Il Veto presidenziale

È l’articolo I sezione 7 della Costituzione USA che attribuisce al Presidente la possibilità di opporre il veto alle leggi.
Quando ciò accade, i due rami del Congresso possono nuovamente approvare la legge che il Capo dello Stato non ha voluto firmare e pertanto superarne la contrarietà con la maggioranza in ciascun consesso di almeno due terzi dei presenti e votanti.
In questo caso, la norma entra in funzione senza dovere essere firmata dal Presidente.

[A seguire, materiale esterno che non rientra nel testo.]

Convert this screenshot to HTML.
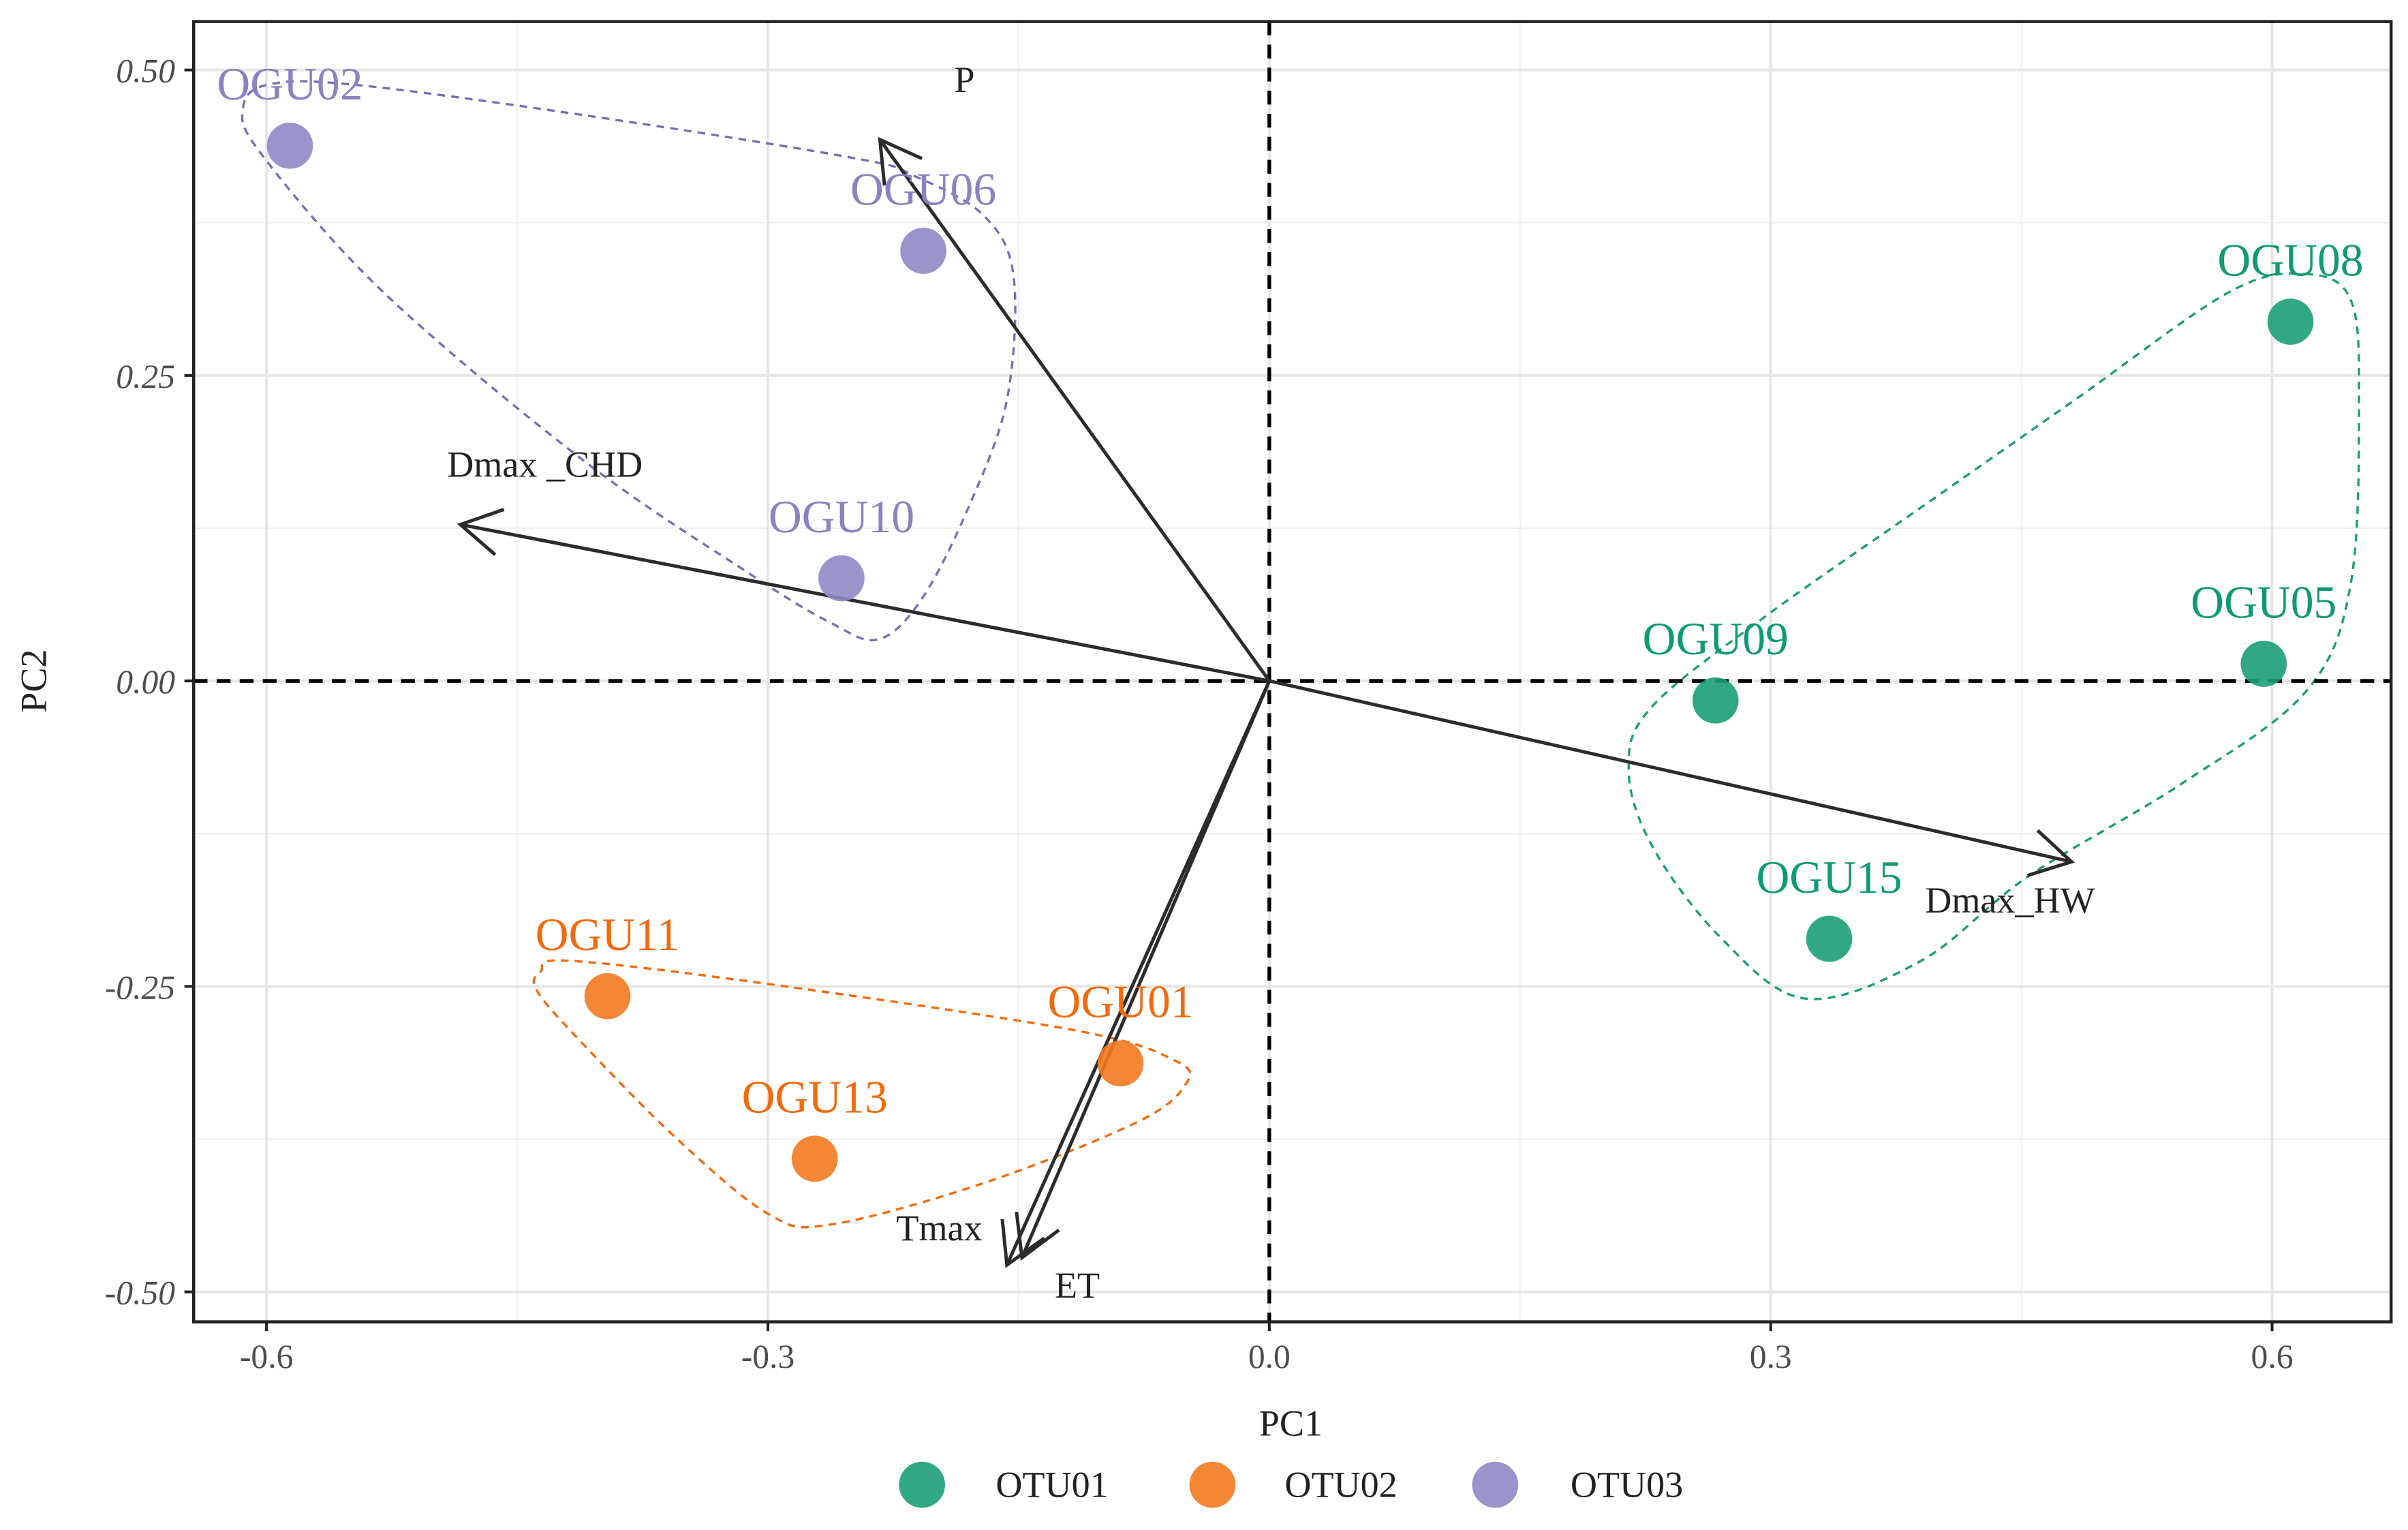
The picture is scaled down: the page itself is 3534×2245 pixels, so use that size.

Nella storia, a far luogo all’aprile del 2019 – ultimo dato del quale si ha contezza – il veto è stato in totale opposto dagli inquilini della Executive Mansion in duemilacinquecentosettantasei occasioni.
La prima ad opera di George Washington in data 5 aprile 1792.
In centoundici circostanze è stato superato.
La prima volta il 3 marzo 1845 in contrapposizione a John Tyler.
Il Presidente che ha opposto il maggior numero di veti (in qualche modo ovviamente essendo restato in carica molto più di tutti gli altri) è Franklin Delano Roosevelt: seicentotrentacinque.
Sette suoi colleghi non ne hanno opposto nessuno.
Sono
John Adams,
Thomas Jefferson
John Quincy Adams
William Harrison
Zachary Taylor
Millard Fillmore
James Garfield.
I due Adams in un quadriennio di governo a testa.
Jefferson in due mandati.
Quantio agli altri, va qui notato che Harrison rimase in carica solamente un mese…
Garfield non poi molto di più…
Taylor meno di un anno e mezzo…
e che Fillmore fu il Vice che lo sostituì.

Va infine sottolineato che esiste un veto insuperabile – il cosiddetto ‘pocket veto’ – che si concretizza quando il Presidente non firma una legge e le Camere essendo aggiornate (non in seduta) non possono occuparsene.